*Data for the task*.
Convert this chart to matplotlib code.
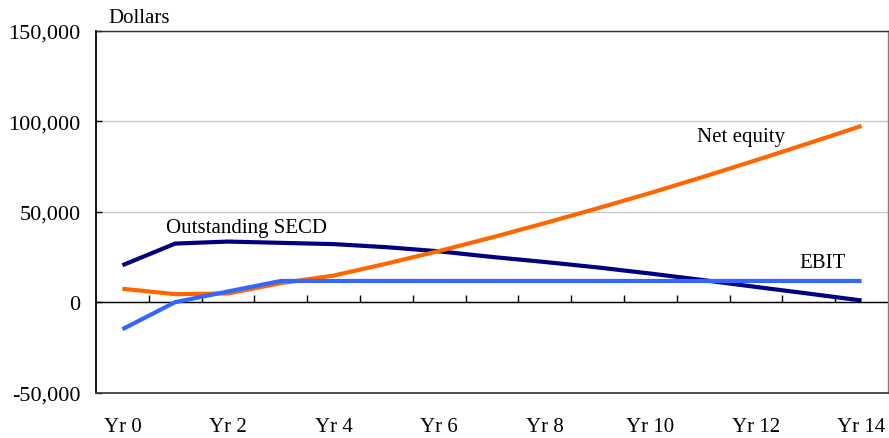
import numpy as np
import matplotlib
matplotlib.use("Agg")
import matplotlib.pyplot as plt
from matplotlib.ticker import FuncFormatter, FixedLocator, NullFormatter

plt.rcParams['font.family'] = ['Liberation Serif', 'DejaVu Serif']

# Projection years and series values (dollars)
years = np.arange(15)
year_labels = [f"Yr {y}" for y in range(0, 15, 2)]

outstanding_secd = [20400, 32400, 33500, 32800, 32100, 30400, 28100, 25000,
                    22200, 19200, 15800, 12200, 8400, 4700, 900]
net_equity = [7400, 4400, 4800, 10500, 14700, 21300, 28300, 35800,
              43700, 51900, 60400, 69300, 78500, 87900, 97500]
ebit = [-15000, 0, 5900, 11700, 11700, 11700, 11700, 11700,
        11700, 11700, 11700, 11700, 11700, 11700, 11700]

y_ticks = [-50000, 0, 50000, 100000, 150000]

fig = plt.figure(figsize=(8.89, 4.39), dpi=100)
ax = fig.add_axes([96 / 889, 45.5 / 439, 792 / 889, 361.5 / 439])

ax.plot(years, outstanding_secd, color='#000080', lw=3, solid_capstyle='butt', zorder=3)
ax.plot(years, net_equity, color='#FF6600', lw=3, solid_capstyle='butt', zorder=3)
ax.plot(years, ebit, color='#3366FF', lw=3, solid_capstyle='butt', zorder=3)

ax.set_xlim(-0.5, 14.5)
ax.set_ylim(-50000, 150000)

# y axis: inward ticks, comma-grouped labels, light horizontal grid
ax.yaxis.set_major_locator(FixedLocator(y_ticks))
ax.yaxis.set_major_formatter(FuncFormatter(lambda v, p: f"{v:,.0f}"))
ax.tick_params(axis='y', direction='in', length=4, width=1, pad=11,
               labelsize=16, colors='black')
ax.grid(axis='y', color='#c8c8c8', lw=1)
ax.set_axisbelow(True)

# x axis labels along the bottom of the frame
ax.set_xticks(range(0, 15, 2))
ax.set_xticklabels(year_labels)
ax.tick_params(axis='x', length=0, pad=18, labelsize=15)

# frame
ax.spines['left'].set_color('black')
ax.spines['left'].set_linewidth(1.3)
ax.spines['top'].set_color('#303030')
ax.spines['top'].set_linewidth(1)
ax.spines['right'].set_color('#808080')
ax.spines['right'].set_linewidth(1)
ax.spines['bottom'].set_color('#404040')
ax.spines['bottom'].set_linewidth(1.3)

# zero line with category-boundary tick marks
zero_pos = (0 - (-50000)) / 200000
zax = ax.secondary_xaxis(zero_pos)
zax.set_xticks(np.arange(0.5, 14.5, 1.0))
zax.xaxis.set_major_formatter(NullFormatter())
zax.tick_params(axis='x', direction='in', length=5, width=1, colors='black')
zax.spines['bottom'].set_color('black')
zax.spines['bottom'].set_linewidth(1)
zax.set_zorder(2)

# series labels
ax.text(0.826, 39000, "Outstanding SECD", fontsize=15, va='baseline', ha='left')
ax.text(10.877, 89100, "Net equity", fontsize=15, va='baseline', ha='left')
ax.text(12.83, 19300, "EBIT", fontsize=15, va='baseline', ha='left')

# unit label above the axis
ax.annotate("Dollars", xy=(108 / 889, 1 - 23 / 439), xycoords='figure fraction',
            fontsize=15, va='baseline', ha='left')

fig.savefig("out.png", dpi=100)
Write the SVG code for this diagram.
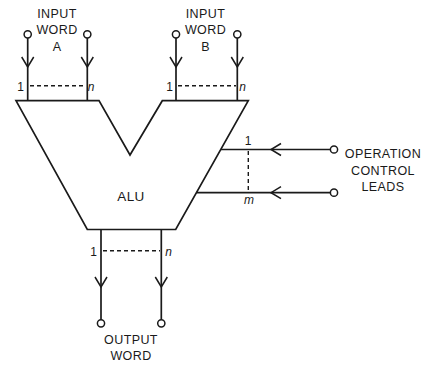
<svg xmlns="http://www.w3.org/2000/svg" width="424" height="366" viewBox="0 0 424 366">
<style>
.ln{stroke:#1a1a1a;stroke-width:1.7;fill:none}
.dash{stroke:#1a1a1a;stroke-width:1.4;fill:none;stroke-dasharray:4 3}
.ar{stroke:#1a1a1a;stroke-width:1.5;fill:none;stroke-linejoin:miter}
.term{stroke:#1a1a1a;stroke-width:1.5;fill:#fff}
.lbl{font-family:"Liberation Sans",Arial,sans-serif;font-size:12.5px;fill:#1a1a1a;text-anchor:middle;letter-spacing:0.4px}
.idx{font-family:"Liberation Sans",Arial,sans-serif;font-size:12px;fill:#1a1a1a;text-anchor:middle}
.it{font-style:italic}
</style>
<rect width="424" height="366" fill="#fff"/>
<g id="alu">
<path class="ln" d="M16,100.7 L99,100.7 L130,155 L162.3,100.7 L248.3,100.7 L175.7,229.5 L87.3,229.5 Z"/>
<text class="lbl" x="131" y="201" style="font-size:13.5px">ALU</text>
</g>
<g id="input-a">
<text class="lbl" x="57" y="18.3">INPUT</text>
<text class="lbl" x="57" y="34.3">WORD</text>
<text class="lbl" x="57" y="50.5">A</text>
</g>
<g id="input-b">
<text class="lbl" x="205.5" y="18.3">INPUT</text>
<text class="lbl" x="205.5" y="34.3">WORD</text>
<text class="lbl" x="205.5" y="50.5">B</text>
</g>
<g id="operation-control">
<text class="lbl" x="383" y="158">OPERATION</text>
<text class="lbl" x="383" y="175">CONTROL</text>
<text class="lbl" x="383" y="191">LEADS</text>
</g>
<g id="output-word">
<text class="lbl" x="131" y="344">OUTPUT</text>
<text class="lbl" x="131" y="359.5">WORD</text>
</g>
<g id="connectors">
<!-- input A -->
<line class="ln" x1="27.7" y1="38" x2="27.7" y2="100.7"/>
<line class="ln" x1="87.3" y1="38" x2="87.3" y2="100.7"/>
<polyline class="ar" points="21.7,57 27.7,67 33.7,57"/>
<polyline class="ar" points="81.3,57 87.3,67 93.3,57"/>
<circle class="term" cx="27.7" cy="34.3" r="3.6"/>
<circle class="term" cx="87.3" cy="34.3" r="3.6"/>
<line class="dash" x1="30" y1="85.7" x2="86" y2="85.7"/>
<text class="idx" x="20.5" y="90.5">1</text>
<text class="idx it" x="91" y="90.5">n</text>
<!-- input B -->
<line class="ln" x1="176" y1="38" x2="176" y2="100.7"/>
<line class="ln" x1="237.3" y1="38" x2="237.3" y2="100.7"/>
<polyline class="ar" points="170,57 176,67 182,57"/>
<polyline class="ar" points="231.3,57 237.3,67 243.3,57"/>
<circle class="term" cx="176" cy="34.3" r="3.6"/>
<circle class="term" cx="237.3" cy="34.3" r="3.6"/>
<line class="dash" x1="178" y1="85.7" x2="236" y2="85.7"/>
<text class="idx" x="169.5" y="90.5">1</text>
<text class="idx it" x="242.5" y="90.5">n</text>
<!-- control -->
<line class="ln" x1="221" y1="149.5" x2="330.5" y2="149.5"/>
<line class="ln" x1="196.5" y1="192.7" x2="330.5" y2="192.7"/>
<polyline class="ar" points="281,143.5 271,149.5 281,155.5"/>
<polyline class="ar" points="281,186.7 271,192.7 281,198.7"/>
<circle class="term" cx="334" cy="149.5" r="3.6"/>
<circle class="term" cx="334" cy="192.7" r="3.6"/>
<line class="dash" x1="248.3" y1="151" x2="248.3" y2="192"/>
<text class="idx" x="248" y="144.5">1</text>
<text class="idx it" x="249" y="204">m</text>
<!-- output -->
<line class="ln" x1="101" y1="229.5" x2="101" y2="319.7"/>
<line class="ln" x1="161.3" y1="229.5" x2="161.3" y2="319.7"/>
<polyline class="ar" points="95,277 101,287 107,277"/>
<polyline class="ar" points="155.3,277 161.3,287 167.3,277"/>
<circle class="term" cx="101" cy="323.3" r="3.6"/>
<circle class="term" cx="161.3" cy="323.3" r="3.6"/>
<line class="dash" x1="103" y1="250.7" x2="160" y2="250.7"/>
<text class="idx" x="93.5" y="255.5">1</text>
<text class="idx it" x="168.5" y="255.5">n</text>
</g>
</svg>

*What the task asks*.
Track down every line of the material containing the string "this", and copy it.

*Response below*.
Convert this chart to matplotlib code.
Write the SVG code for this diagram.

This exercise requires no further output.